■ YOUR INSTRUCTIONS: Reproduce exactly only the lines from the line that holds "Emit a web page" to the line that holds "Serif', 'Times New", inclusive, in the listing below, and please leave out every picture.
— Begin PROVIDED MATERIAL —
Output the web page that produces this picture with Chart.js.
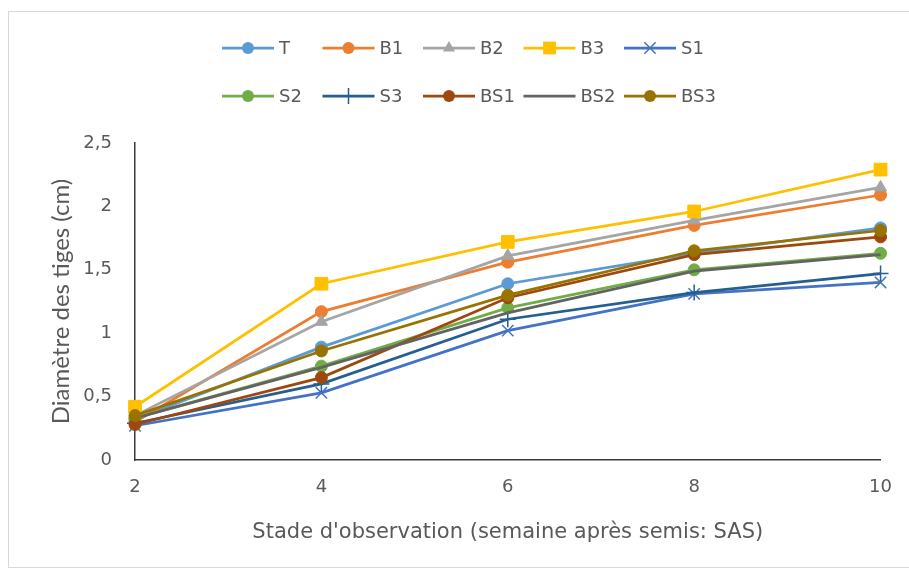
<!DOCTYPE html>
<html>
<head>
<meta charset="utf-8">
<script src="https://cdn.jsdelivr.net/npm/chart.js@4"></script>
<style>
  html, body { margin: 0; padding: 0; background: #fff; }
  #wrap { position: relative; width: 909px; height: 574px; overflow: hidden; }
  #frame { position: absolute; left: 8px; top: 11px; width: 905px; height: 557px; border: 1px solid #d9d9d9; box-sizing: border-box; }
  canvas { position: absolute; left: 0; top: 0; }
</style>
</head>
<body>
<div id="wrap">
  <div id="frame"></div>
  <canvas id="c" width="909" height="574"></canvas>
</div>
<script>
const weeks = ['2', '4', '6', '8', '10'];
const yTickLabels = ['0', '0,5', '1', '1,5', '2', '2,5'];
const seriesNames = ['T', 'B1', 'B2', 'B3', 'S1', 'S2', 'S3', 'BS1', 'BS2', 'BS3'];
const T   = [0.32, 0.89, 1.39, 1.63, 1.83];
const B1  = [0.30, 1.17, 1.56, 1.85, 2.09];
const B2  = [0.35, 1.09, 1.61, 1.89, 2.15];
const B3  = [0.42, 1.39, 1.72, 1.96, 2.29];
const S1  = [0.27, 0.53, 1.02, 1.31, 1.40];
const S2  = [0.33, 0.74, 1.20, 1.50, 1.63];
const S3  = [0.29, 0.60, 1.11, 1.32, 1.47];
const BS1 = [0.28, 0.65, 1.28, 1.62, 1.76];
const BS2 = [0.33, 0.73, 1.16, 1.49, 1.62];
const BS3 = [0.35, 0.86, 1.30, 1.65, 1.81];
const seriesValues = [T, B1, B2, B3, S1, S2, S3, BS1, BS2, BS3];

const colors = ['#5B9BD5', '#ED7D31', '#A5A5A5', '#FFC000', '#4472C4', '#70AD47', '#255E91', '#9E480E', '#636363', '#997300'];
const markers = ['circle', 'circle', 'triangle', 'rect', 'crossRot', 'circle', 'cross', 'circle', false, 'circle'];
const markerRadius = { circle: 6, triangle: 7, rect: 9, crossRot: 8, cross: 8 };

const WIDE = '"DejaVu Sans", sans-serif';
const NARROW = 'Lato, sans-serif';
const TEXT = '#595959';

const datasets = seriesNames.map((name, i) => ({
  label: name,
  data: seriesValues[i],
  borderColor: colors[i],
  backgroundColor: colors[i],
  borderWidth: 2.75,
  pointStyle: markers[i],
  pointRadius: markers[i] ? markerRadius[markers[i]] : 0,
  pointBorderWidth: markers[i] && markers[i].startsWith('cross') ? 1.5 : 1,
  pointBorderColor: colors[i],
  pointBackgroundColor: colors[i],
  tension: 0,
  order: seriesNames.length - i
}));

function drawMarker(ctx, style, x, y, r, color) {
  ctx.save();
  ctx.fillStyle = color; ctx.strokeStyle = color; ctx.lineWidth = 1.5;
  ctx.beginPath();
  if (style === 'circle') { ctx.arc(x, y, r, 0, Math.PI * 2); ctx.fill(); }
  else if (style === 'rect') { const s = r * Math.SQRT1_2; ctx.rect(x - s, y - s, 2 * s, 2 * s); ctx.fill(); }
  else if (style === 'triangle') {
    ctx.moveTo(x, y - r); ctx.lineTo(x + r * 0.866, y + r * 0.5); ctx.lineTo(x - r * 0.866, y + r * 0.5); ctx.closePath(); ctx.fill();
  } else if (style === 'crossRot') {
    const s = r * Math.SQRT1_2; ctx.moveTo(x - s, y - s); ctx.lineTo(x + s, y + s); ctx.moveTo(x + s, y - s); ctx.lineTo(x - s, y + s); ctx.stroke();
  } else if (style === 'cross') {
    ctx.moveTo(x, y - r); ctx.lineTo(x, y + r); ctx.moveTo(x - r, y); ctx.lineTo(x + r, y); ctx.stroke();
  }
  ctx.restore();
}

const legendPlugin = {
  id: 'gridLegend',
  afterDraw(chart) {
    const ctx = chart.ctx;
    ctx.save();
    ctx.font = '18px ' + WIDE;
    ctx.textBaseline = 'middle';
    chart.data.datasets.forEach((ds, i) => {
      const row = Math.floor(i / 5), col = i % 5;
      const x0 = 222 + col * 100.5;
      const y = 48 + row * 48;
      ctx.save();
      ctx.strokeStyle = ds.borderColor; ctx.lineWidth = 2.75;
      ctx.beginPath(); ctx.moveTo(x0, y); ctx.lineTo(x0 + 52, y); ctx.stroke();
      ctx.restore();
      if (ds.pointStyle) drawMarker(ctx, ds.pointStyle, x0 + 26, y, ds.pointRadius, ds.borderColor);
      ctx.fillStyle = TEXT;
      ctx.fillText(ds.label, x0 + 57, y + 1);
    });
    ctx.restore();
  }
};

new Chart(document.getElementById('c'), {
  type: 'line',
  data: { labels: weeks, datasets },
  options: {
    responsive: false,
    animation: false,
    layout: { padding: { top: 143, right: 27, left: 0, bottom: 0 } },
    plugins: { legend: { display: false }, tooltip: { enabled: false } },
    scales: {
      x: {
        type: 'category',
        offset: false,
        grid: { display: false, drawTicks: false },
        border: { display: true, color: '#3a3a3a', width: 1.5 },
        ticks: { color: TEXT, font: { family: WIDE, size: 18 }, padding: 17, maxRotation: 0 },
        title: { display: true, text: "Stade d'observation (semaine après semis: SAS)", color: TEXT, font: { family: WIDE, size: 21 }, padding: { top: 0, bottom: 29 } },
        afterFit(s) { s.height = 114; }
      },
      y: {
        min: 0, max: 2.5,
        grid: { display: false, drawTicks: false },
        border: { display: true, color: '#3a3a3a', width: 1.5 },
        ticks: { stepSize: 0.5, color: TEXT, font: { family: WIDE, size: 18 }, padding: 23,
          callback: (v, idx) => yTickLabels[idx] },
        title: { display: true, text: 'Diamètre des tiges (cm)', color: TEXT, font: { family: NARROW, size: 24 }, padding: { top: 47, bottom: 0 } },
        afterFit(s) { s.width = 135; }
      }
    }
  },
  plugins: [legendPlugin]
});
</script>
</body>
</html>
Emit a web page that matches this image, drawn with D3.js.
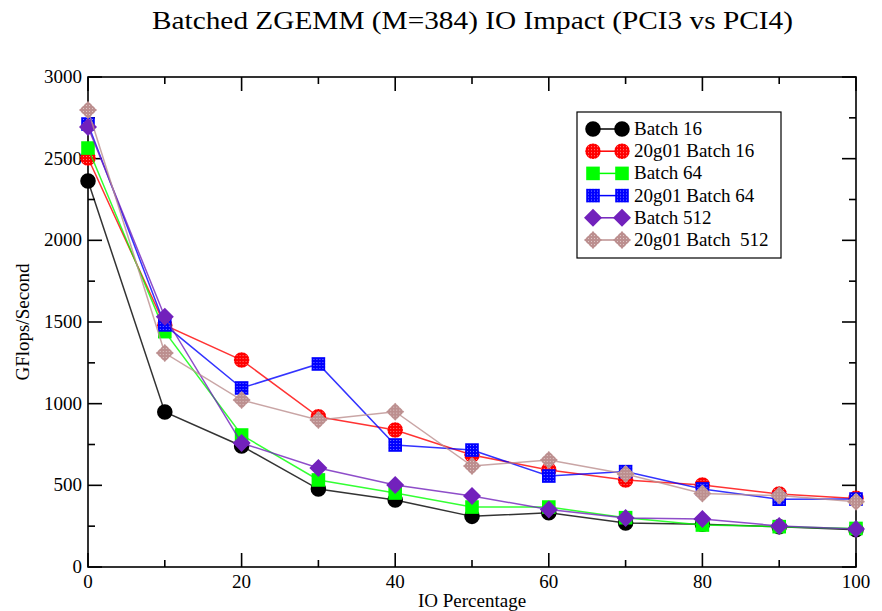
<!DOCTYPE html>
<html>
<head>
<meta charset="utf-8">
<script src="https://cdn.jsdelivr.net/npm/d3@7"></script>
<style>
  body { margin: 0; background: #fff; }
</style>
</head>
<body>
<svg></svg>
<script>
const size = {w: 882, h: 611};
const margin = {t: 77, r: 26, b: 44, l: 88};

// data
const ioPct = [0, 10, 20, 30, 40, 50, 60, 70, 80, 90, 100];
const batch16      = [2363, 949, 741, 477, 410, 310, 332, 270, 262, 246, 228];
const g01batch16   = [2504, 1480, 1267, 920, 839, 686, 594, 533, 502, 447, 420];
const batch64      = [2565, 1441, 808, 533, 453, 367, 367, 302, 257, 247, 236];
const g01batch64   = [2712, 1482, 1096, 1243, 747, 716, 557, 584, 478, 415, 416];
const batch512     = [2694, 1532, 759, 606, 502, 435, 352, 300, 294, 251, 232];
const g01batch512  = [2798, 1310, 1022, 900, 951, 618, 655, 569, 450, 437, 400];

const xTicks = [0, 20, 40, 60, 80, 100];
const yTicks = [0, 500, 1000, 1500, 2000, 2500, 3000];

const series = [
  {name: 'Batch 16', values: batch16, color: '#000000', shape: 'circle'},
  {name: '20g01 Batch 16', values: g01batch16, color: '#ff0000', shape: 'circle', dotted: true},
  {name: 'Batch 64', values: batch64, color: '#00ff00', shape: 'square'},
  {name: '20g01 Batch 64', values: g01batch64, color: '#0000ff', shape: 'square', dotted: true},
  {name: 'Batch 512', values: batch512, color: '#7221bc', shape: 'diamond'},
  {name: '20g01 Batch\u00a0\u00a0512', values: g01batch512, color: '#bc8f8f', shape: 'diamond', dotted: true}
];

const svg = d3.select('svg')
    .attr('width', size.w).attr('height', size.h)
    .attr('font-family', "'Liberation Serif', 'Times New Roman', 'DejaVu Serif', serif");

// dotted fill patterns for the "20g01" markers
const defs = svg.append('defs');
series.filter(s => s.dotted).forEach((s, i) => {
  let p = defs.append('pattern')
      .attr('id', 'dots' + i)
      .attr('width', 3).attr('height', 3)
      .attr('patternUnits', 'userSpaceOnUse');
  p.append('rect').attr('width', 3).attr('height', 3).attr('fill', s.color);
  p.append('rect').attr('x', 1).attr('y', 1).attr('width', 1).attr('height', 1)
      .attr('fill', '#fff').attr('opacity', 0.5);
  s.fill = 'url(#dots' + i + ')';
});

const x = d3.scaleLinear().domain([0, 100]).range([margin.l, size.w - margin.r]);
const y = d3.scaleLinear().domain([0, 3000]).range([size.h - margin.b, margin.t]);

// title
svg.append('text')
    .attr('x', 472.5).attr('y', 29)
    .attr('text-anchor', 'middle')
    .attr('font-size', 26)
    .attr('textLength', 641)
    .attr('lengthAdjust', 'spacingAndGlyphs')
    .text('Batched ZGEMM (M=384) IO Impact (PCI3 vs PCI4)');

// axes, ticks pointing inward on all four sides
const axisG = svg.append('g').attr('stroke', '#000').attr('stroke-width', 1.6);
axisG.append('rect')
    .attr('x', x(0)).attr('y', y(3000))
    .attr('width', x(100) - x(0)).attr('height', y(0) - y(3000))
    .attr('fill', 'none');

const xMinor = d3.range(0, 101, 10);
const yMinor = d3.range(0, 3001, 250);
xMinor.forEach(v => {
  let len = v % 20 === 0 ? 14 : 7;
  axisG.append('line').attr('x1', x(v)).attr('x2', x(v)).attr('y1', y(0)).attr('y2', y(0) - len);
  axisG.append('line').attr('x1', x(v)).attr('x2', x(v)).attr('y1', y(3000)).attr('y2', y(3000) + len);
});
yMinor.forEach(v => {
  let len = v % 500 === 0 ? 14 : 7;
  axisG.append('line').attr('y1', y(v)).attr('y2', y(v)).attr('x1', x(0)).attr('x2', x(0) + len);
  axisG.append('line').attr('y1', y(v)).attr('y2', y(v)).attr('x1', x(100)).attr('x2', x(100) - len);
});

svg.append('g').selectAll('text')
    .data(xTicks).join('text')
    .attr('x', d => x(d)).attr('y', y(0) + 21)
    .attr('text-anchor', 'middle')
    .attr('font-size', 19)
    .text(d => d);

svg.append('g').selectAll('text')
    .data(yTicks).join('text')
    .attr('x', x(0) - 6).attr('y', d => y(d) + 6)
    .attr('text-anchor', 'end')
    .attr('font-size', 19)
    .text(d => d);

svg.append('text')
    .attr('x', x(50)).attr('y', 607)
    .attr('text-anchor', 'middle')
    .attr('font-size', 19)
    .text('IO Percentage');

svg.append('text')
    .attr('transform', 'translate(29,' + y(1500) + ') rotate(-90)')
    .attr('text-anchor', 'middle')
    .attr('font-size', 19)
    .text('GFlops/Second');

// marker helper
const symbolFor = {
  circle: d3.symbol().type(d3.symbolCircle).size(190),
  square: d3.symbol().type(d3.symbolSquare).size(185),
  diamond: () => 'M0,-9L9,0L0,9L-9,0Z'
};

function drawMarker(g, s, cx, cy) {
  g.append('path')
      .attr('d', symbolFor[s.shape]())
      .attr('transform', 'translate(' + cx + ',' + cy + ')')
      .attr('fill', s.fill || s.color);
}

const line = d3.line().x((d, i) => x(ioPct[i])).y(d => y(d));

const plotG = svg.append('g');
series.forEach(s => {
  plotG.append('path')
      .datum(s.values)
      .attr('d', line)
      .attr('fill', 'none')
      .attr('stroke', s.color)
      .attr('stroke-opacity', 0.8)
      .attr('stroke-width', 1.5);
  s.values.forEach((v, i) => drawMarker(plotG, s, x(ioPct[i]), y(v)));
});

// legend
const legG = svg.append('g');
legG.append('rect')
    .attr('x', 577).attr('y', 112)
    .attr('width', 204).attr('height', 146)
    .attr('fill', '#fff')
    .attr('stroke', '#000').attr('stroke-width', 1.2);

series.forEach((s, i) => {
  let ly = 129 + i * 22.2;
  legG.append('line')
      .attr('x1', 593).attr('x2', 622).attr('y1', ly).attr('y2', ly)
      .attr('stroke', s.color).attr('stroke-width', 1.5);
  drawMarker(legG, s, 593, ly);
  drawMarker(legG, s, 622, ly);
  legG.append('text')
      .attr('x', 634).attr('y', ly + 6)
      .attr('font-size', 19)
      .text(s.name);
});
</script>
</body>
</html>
— End PROVIDED MATERIAL —
■ RESULT OF THIS EXERCISE:
Emit a web page that matches this image, drawn with D3.js.
<!DOCTYPE html>
<html>
<head>
<meta charset="utf-8">
<script src="https://cdn.jsdelivr.net/npm/d3@7"></script>
<style>
  body { margin: 0; background: #fff; }
</style>
</head>
<body>
<svg></svg>
<script>
const size = {w: 882, h: 611};
const margin = {t: 77, r: 26, b: 44, l: 88};

// data
const ioPct = [0, 10, 20, 30, 40, 50, 60, 70, 80, 90, 100];
const batch16      = [2363, 949, 741, 477, 410, 310, 332, 270, 262, 246, 228];
const g01batch16   = [2504, 1480, 1267, 920, 839, 686, 594, 533, 502, 447, 420];
const batch64      = [2565, 1441, 808, 533, 453, 367, 367, 302, 257, 247, 236];
const g01batch64   = [2712, 1482, 1096, 1243, 747, 716, 557, 584, 478, 415, 416];
const batch512     = [2694, 1532, 759, 606, 502, 435, 352, 300, 294, 251, 232];
const g01batch512  = [2798, 1310, 1022, 900, 951, 618, 655, 569, 450, 437, 400];

const xTicks = [0, 20, 40, 60, 80, 100];
const yTicks = [0, 500, 1000, 1500, 2000, 2500, 3000];

const series = [
  {name: 'Batch 16', values: batch16, color: '#000000', shape: 'circle'},
  {name: '20g01 Batch 16', values: g01batch16, color: '#ff0000', shape: 'circle', dotted: true},
  {name: 'Batch 64', values: batch64, color: '#00ff00', shape: 'square'},
  {name: '20g01 Batch 64', values: g01batch64, color: '#0000ff', shape: 'square', dotted: true},
  {name: 'Batch 512', values: batch512, color: '#7221bc', shape: 'diamond'},
  {name: '20g01 Batch\u00a0\u00a0512', values: g01batch512, color: '#bc8f8f', shape: 'diamond', dotted: true}
];

const svg = d3.select('svg')
    .attr('width', size.w).attr('height', size.h)
    .attr('font-family', "'Liberation Serif', 'Times New Roman', 'DejaVu Serif', serif");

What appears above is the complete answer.